# What the task requires:
Return nothing but the lines from the one with "Write the TikZ code for this diagram." through the one with "anchor=west] (mark) at" in the data below, word for word and without pictures.

# Data:
====
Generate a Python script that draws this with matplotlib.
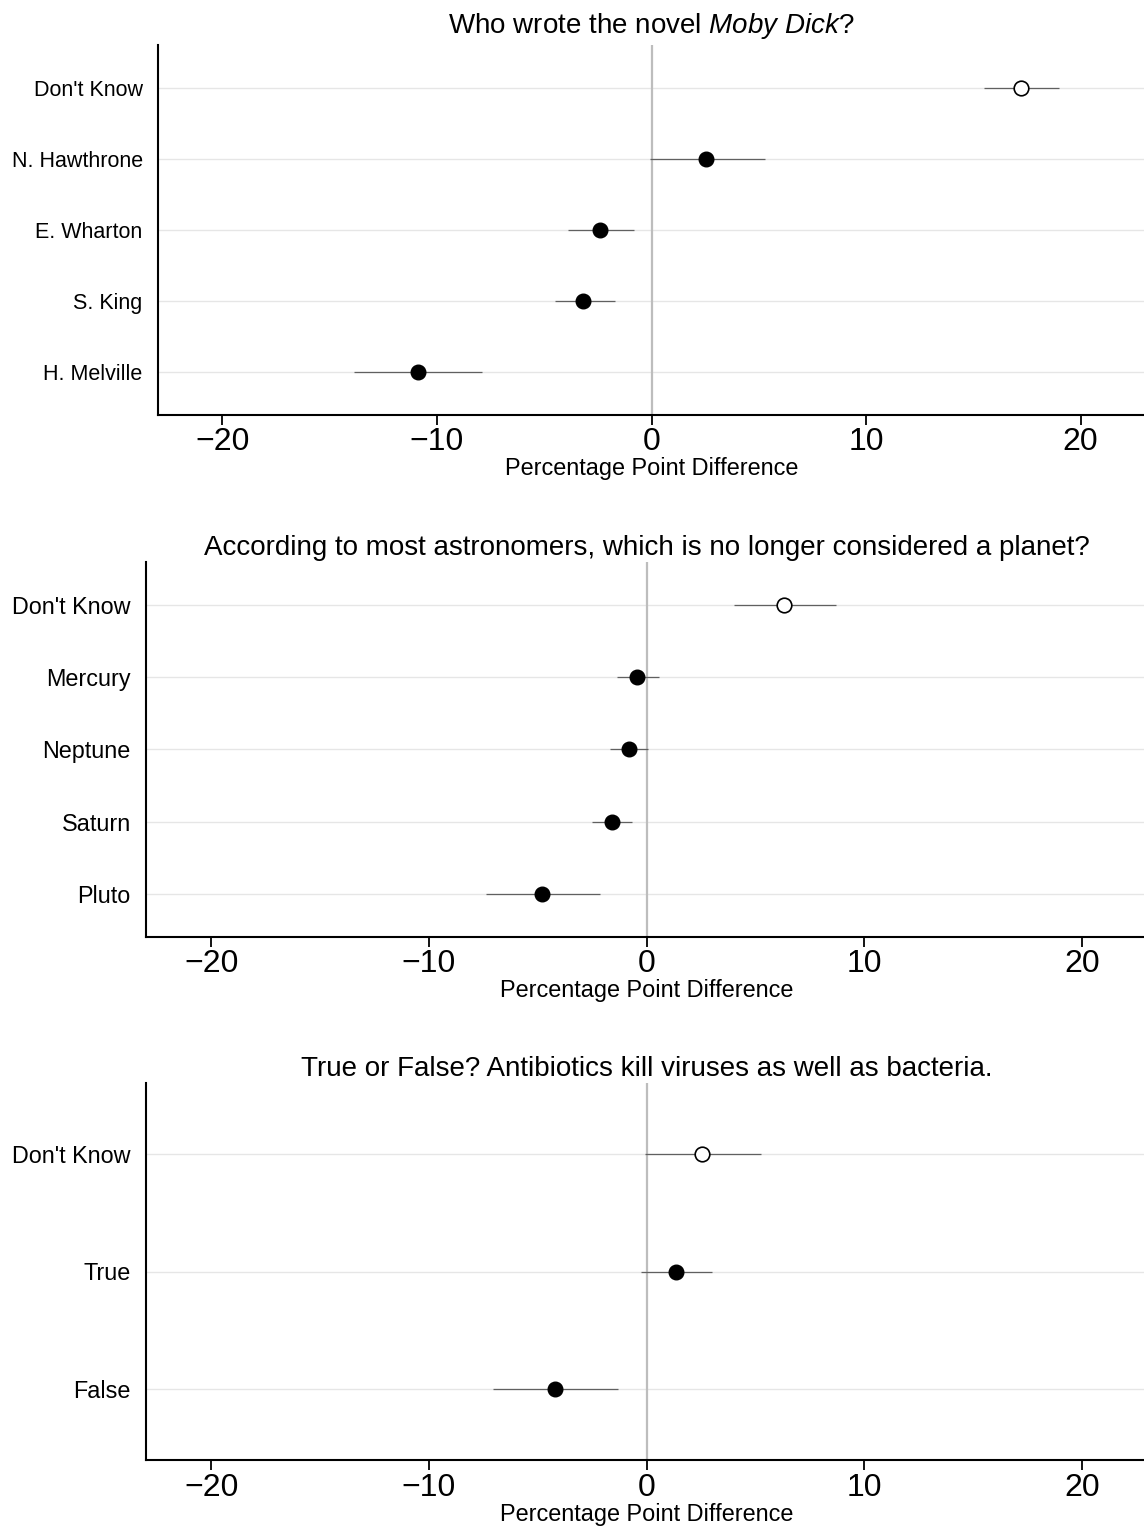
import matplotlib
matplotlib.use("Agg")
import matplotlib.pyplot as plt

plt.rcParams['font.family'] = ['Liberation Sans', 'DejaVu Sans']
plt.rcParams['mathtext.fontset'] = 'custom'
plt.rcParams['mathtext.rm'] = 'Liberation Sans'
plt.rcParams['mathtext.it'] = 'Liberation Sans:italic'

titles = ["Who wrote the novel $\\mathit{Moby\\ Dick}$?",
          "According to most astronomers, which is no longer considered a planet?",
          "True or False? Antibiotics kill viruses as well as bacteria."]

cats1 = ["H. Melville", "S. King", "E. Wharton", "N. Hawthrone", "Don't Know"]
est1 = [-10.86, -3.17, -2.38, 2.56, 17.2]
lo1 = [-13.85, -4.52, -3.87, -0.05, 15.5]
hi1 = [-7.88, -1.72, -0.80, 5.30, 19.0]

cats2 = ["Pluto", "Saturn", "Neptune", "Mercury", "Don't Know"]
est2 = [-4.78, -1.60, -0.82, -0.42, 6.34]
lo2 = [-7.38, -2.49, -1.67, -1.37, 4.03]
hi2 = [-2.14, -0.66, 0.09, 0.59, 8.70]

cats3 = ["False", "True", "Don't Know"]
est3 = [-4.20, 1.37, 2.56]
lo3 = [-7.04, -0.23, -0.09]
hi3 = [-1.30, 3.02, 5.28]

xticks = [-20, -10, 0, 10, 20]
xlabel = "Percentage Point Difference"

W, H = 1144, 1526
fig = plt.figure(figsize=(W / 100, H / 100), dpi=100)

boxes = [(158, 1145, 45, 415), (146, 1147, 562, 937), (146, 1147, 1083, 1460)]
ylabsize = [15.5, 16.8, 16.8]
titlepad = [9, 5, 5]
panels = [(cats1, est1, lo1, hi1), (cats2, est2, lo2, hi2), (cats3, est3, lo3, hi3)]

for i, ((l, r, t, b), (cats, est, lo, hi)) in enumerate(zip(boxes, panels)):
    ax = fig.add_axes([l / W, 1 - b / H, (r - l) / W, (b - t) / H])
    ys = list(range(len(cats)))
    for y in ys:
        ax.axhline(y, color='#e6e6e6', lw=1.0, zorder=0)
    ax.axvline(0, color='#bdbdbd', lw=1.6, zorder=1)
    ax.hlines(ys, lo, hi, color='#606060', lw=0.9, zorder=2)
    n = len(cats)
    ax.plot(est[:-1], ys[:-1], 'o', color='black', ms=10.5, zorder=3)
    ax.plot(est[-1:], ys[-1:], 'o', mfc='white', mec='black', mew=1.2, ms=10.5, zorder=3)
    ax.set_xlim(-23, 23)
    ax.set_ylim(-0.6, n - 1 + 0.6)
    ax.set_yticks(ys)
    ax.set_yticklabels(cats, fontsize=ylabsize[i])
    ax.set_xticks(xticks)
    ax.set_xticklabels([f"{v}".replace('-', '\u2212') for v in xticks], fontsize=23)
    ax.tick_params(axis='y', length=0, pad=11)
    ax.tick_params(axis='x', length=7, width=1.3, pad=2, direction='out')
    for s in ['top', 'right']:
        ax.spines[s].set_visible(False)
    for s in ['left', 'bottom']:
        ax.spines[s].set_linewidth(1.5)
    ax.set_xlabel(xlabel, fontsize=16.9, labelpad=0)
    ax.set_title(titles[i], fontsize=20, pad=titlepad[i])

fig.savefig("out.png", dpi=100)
====
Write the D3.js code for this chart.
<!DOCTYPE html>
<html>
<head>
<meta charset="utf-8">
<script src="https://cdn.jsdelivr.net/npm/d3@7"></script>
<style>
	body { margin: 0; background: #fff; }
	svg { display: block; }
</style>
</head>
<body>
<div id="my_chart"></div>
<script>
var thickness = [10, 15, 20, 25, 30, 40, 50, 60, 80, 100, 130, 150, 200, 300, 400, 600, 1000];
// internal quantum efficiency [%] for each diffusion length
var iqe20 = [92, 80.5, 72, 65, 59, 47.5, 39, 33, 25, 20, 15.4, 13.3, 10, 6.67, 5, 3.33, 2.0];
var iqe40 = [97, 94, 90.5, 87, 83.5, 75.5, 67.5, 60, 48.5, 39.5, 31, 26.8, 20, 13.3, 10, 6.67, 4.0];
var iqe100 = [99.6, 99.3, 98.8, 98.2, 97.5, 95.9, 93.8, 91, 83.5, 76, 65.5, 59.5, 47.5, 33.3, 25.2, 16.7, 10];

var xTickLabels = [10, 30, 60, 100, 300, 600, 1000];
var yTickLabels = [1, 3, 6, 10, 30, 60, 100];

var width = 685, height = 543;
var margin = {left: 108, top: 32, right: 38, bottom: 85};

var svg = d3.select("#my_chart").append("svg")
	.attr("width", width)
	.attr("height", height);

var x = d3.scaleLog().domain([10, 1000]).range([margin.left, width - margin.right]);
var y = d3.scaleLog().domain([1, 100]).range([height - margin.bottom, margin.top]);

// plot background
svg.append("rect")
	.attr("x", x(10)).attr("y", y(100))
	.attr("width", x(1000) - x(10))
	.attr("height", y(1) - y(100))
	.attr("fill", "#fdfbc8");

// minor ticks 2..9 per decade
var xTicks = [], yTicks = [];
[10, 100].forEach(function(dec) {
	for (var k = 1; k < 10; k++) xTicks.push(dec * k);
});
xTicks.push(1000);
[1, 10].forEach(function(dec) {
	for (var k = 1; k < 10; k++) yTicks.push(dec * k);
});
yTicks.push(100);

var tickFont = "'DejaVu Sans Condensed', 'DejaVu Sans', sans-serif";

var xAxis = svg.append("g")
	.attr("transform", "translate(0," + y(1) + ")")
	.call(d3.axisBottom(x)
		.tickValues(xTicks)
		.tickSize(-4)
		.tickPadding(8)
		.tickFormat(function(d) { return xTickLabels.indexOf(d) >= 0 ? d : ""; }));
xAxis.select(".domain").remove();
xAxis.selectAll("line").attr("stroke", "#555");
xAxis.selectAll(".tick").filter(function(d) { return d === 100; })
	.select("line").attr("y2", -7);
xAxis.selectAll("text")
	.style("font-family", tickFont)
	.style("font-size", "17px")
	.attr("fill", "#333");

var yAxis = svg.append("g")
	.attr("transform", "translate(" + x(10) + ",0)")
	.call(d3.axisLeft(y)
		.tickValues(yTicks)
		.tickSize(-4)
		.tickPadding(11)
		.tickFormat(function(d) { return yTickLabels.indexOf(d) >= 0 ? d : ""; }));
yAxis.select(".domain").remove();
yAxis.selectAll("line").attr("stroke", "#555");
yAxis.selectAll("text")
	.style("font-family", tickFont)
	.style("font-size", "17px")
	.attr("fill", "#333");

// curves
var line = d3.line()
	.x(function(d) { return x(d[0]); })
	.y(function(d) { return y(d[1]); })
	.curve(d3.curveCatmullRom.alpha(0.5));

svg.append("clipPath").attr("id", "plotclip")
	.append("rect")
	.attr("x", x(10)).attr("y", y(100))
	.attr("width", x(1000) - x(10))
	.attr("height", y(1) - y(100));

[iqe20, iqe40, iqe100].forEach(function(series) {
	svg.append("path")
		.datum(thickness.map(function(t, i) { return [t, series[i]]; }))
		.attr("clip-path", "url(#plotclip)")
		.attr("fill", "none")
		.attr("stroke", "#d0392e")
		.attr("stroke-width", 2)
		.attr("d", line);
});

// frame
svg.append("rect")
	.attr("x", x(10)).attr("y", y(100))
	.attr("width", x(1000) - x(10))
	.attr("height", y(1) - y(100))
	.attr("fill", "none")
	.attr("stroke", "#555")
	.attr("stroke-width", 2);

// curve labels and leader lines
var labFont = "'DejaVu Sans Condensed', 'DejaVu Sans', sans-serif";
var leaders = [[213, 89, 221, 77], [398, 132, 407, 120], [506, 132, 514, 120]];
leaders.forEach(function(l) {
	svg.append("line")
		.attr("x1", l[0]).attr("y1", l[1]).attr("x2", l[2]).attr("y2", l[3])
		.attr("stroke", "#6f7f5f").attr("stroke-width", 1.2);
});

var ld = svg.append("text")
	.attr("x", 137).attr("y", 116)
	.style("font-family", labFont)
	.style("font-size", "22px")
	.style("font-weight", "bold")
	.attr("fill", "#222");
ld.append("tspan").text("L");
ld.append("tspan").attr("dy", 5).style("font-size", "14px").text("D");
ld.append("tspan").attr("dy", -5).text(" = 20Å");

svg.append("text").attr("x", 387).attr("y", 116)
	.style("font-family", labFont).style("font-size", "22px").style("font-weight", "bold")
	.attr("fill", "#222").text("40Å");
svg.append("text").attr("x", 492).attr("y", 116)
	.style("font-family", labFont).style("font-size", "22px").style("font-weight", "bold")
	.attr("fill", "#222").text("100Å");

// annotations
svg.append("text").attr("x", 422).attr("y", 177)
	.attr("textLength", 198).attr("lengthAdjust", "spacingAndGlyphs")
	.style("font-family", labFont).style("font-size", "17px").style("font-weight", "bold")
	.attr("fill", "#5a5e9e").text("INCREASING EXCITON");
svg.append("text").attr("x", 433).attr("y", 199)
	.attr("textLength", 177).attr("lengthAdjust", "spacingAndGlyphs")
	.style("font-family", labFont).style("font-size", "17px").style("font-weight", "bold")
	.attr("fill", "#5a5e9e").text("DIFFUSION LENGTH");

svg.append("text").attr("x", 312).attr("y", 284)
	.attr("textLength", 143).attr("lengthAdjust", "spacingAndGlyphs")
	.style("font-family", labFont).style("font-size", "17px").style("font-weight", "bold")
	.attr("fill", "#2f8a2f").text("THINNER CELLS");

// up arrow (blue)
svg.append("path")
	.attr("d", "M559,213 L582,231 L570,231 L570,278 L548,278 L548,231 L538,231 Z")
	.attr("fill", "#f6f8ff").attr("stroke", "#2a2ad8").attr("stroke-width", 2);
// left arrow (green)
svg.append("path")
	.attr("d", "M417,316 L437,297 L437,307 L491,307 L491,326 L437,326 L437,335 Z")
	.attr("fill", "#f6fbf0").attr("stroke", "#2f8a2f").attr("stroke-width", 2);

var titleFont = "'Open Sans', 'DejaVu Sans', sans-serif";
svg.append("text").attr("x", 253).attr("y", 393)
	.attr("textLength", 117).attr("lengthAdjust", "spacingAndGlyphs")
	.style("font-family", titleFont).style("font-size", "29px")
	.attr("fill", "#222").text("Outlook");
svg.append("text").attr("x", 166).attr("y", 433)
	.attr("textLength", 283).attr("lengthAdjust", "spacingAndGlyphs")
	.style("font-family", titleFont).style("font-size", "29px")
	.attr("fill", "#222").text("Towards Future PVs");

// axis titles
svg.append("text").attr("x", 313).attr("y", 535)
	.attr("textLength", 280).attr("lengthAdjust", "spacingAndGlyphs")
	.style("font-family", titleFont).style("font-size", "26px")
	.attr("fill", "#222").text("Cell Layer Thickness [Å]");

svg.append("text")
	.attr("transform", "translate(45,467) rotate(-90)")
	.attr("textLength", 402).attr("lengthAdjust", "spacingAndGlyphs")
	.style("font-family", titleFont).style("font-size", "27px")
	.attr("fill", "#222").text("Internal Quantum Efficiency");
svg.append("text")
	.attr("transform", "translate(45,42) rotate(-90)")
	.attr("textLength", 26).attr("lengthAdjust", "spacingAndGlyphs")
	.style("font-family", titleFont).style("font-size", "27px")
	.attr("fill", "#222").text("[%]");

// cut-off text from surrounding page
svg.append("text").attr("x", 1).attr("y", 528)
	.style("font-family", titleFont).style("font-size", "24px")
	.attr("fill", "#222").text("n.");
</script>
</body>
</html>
====
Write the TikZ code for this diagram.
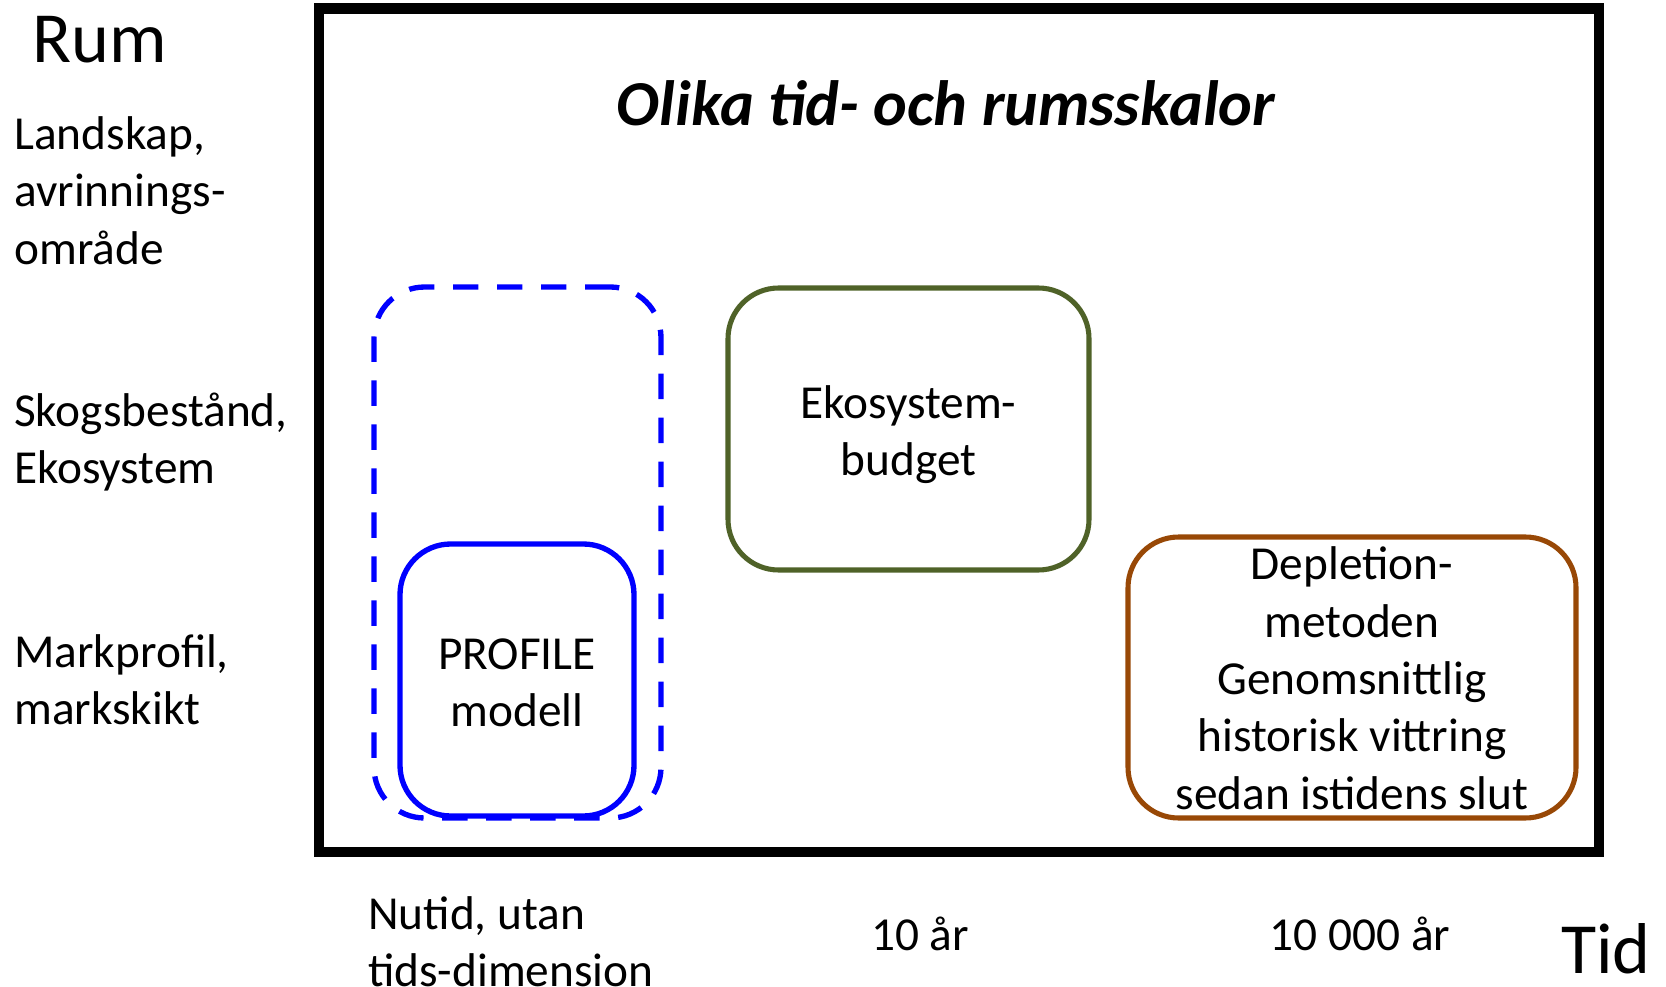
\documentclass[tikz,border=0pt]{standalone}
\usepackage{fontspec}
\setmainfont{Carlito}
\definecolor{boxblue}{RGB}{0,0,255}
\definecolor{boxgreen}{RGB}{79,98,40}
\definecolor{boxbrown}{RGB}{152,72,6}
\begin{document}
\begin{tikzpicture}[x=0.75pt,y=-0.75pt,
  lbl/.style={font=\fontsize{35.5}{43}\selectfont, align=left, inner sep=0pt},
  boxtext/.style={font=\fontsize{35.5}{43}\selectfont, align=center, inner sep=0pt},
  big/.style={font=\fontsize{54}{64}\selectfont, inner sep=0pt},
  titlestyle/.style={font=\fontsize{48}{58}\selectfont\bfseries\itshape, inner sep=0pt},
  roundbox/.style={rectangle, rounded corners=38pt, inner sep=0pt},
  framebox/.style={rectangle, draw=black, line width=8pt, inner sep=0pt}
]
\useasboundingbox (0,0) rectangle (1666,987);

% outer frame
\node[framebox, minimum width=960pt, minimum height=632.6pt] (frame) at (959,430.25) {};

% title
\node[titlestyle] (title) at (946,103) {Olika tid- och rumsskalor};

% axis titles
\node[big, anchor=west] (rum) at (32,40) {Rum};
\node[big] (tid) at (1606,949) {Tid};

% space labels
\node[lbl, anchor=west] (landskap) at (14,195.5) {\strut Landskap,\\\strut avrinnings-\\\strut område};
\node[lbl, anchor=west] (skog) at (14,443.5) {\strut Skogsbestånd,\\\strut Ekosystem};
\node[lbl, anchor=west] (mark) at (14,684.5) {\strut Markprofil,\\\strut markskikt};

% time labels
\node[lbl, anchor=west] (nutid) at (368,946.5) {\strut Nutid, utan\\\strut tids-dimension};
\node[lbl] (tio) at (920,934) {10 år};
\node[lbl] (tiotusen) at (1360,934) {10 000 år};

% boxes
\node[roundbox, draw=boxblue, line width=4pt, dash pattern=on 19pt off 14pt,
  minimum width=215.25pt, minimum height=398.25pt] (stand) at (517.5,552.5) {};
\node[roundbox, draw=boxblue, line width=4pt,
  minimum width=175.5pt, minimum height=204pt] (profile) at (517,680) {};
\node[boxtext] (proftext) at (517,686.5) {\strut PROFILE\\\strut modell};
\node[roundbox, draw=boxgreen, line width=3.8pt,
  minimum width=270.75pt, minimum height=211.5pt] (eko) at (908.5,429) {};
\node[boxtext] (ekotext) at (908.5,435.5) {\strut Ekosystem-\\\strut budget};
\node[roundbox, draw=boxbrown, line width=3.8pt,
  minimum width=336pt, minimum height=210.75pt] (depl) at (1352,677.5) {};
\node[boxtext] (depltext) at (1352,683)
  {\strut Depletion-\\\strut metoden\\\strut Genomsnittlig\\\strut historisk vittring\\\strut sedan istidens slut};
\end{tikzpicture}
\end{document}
====
# Answer for this exercise:
Write the TikZ code for this diagram.
\documentclass[tikz,border=0pt]{standalone}
\usepackage{fontspec}
\setmainfont{Carlito}
\definecolor{boxblue}{RGB}{0,0,255}
\definecolor{boxgreen}{RGB}{79,98,40}
\definecolor{boxbrown}{RGB}{152,72,6}
\begin{document}
\begin{tikzpicture}[x=0.75pt,y=-0.75pt,
  lbl/.style={font=\fontsize{35.5}{43}\selectfont, align=left, inner sep=0pt},
  boxtext/.style={font=\fontsize{35.5}{43}\selectfont, align=center, inner sep=0pt},
  big/.style={font=\fontsize{54}{64}\selectfont, inner sep=0pt},
  titlestyle/.style={font=\fontsize{48}{58}\selectfont\bfseries\itshape, inner sep=0pt},
  roundbox/.style={rectangle, rounded corners=38pt, inner sep=0pt},
  framebox/.style={rectangle, draw=black, line width=8pt, inner sep=0pt}
]
\useasboundingbox (0,0) rectangle (1666,987);

% outer frame
\node[framebox, minimum width=960pt, minimum height=632.6pt] (frame) at (959,430.25) {};

% title
\node[titlestyle] (title) at (946,103) {Olika tid- och rumsskalor};

% axis titles
\node[big, anchor=west] (rum) at (32,40) {Rum};
\node[big] (tid) at (1606,949) {Tid};

% space labels
\node[lbl, anchor=west] (landskap) at (14,195.5) {\strut Landskap,\\\strut avrinnings-\\\strut område};
\node[lbl, anchor=west] (skog) at (14,443.5) {\strut Skogsbestånd,\\\strut Ekosystem};
\node[lbl, anchor=west] (mark) at (14,684.5) {\strut Markprofil,\\\strut markskikt};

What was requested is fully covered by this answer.